My entire professional career so far has been in the geothermal energy industry as an engineer. I always found it interesting how the reservoir and the steam field interact and welcome the challenge of understanding those interactions. The most enjoyable aspect for me is translating field data and experience into numbers and models that we could then use to understand those interactions better, predict potential futures and implement tangible changes that improve operations.
Back in 2017, I started my studies for a master’s degree in energy, and through that, I got introduced to coupled geochemical-hydrothermal numerical models, specifically on NCG reinjection.That turned out to be an excellent opportunity to learn more about the geochemical piece of the geothermal development puzzle and how it fits into a holistic resource management strategy. There’s still much to discover about reactive chemistry, its effect and its influences in geothermal reservoirs, especially under supercritical conditions. I’m excited to see what more we can learn from it and do as an industry. Geothermal research is a fantastic opportunity for this and to affect a positive impact on energy and ecological sustainability.
I have a long-standing interest in chemistry that I was able to indulge only occasionally since I left university, primarily to study silica scaling and corrosion. Now my research involves chemistry all day, even though it’s in numbers, and I’m not complaining about that. Learning how minerals react, their reaction kinetics, and how their concurrent reactions affect one another has been fascinating. I’m hoping for a chance to participate in laboratory experiments simulating geochemical interactions in reservoirs in the future. Ultimately I’m looking forward to studying the field-wide impacts of these hydrothermal reactions.
Altar, D. E., & Kaya, E. (2020). Numerical modelling of the interaction between geothermal injectate-noncondensable gas solutions and greywacke. International Journal of Greenhouse Gas Control, 94, 102922.
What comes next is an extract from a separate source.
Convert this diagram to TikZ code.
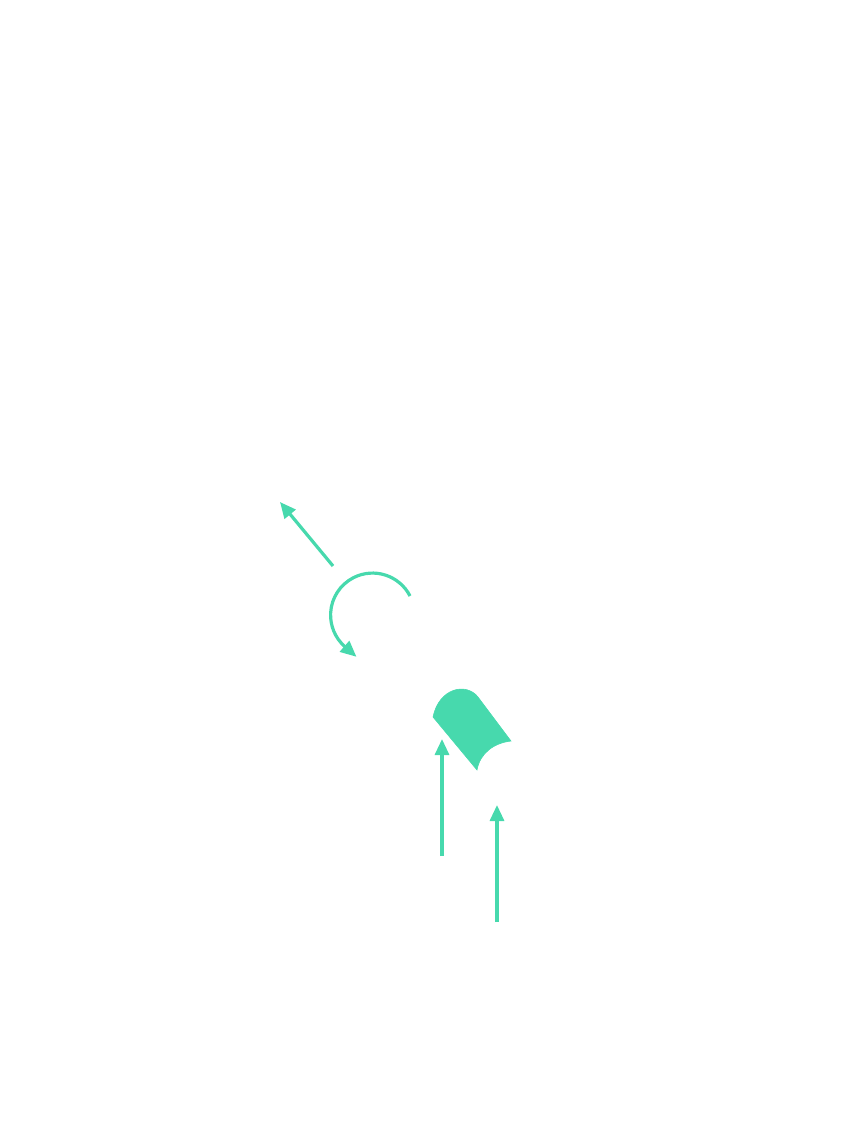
\documentclass[tikz,border=0pt]{standalone}
\usepackage{tikz}
\usetikzlibrary{arrows.meta}
\definecolor{mintgreen}{HTML}{47D9AD}

\begin{document}
\begin{tikzpicture}[x=1pt,y=-1pt]

\tikzset{
forcearrow/.style={
draw=mintgreen,
line width=3.2pt,
-{Triangle[length=16pt,width=14pt]}
},
shellpart/.style={
fill=mintgreen,
draw=mintgreen,
line width=0.6pt
}
}

\useasboundingbox (0,0) rectangle (859,1130);

%--------------------------------------------------
% CURVED SHELL
%--------------------------------------------------

\coordinate (shellA) at (433,717);
\coordinate (shellB) at (478,697);
\coordinate (shellC) at (511,741);
\coordinate (shellD) at (477,770);

\path[shellpart] (shellA)
.. controls (439,688) and (466,682) .. (shellB)
-- (shellC)
.. controls (494,743) and (480,753) .. (shellD)
-- cycle;

%--------------------------------------------------
% PULL ARROW
%--------------------------------------------------

\coordinate (pullstart) at (333,566);
\coordinate (pullend) at (280,502);
\draw[forcearrow] (pullstart) -- (pullend);

%--------------------------------------------------
% TURN ARROW
%--------------------------------------------------

\coordinate (turnstart) at (410,596);
\draw[forcearrow] (turnstart)
arc[start angle=-27,end angle=-228,radius=42]
-- ++(12,10.5);

%--------------------------------------------------
% PUSH ARROWS
%--------------------------------------------------

\coordinate (pushAstart) at (442,856);
\coordinate (pushAend) at (442,739);
\draw[forcearrow] (pushAstart) -- (pushAend);

\coordinate (pushBstart) at (497,922);
\coordinate (pushBend) at (497,805);
\draw[forcearrow] (pushBstart) -- (pushBend);

\end{tikzpicture}
\end{document}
What was the research finding?
One finding of the research is that the reactive surface areas of minerals evolve as they dissolve and do not necessarily follow the spherical grain model. The changes may be due to the formation of etch pits during the dissolution process, increasing the reactive surface area as minerals dissolve. Second, the bulk fluid flow rate was also found to affect reaction rates. Lastly, it was shown that the pH-lowering effect of NCG addition promotes mineral dissolution, subsequently increasing the medium’s porosity and permeability.
Why is it important?
Reactive surface area evolution as geochemical reactions progress and the effect of bulk flow rate are important considerations for future modelling efforts for reactive systems. They should be appropriately accounted for to produce useful models. This research also indicates that NCG co-injection may be a viable permeability stimulation method for injectors.
Where are you?
I don’t have a photo of myself doing research, so here’s one of me on Mount Paku.
What are you doing?
I enjoyed the views from Mount Paku after a day exploring thermal springs at Hot Water Beach and hiking at Cathedral Cove.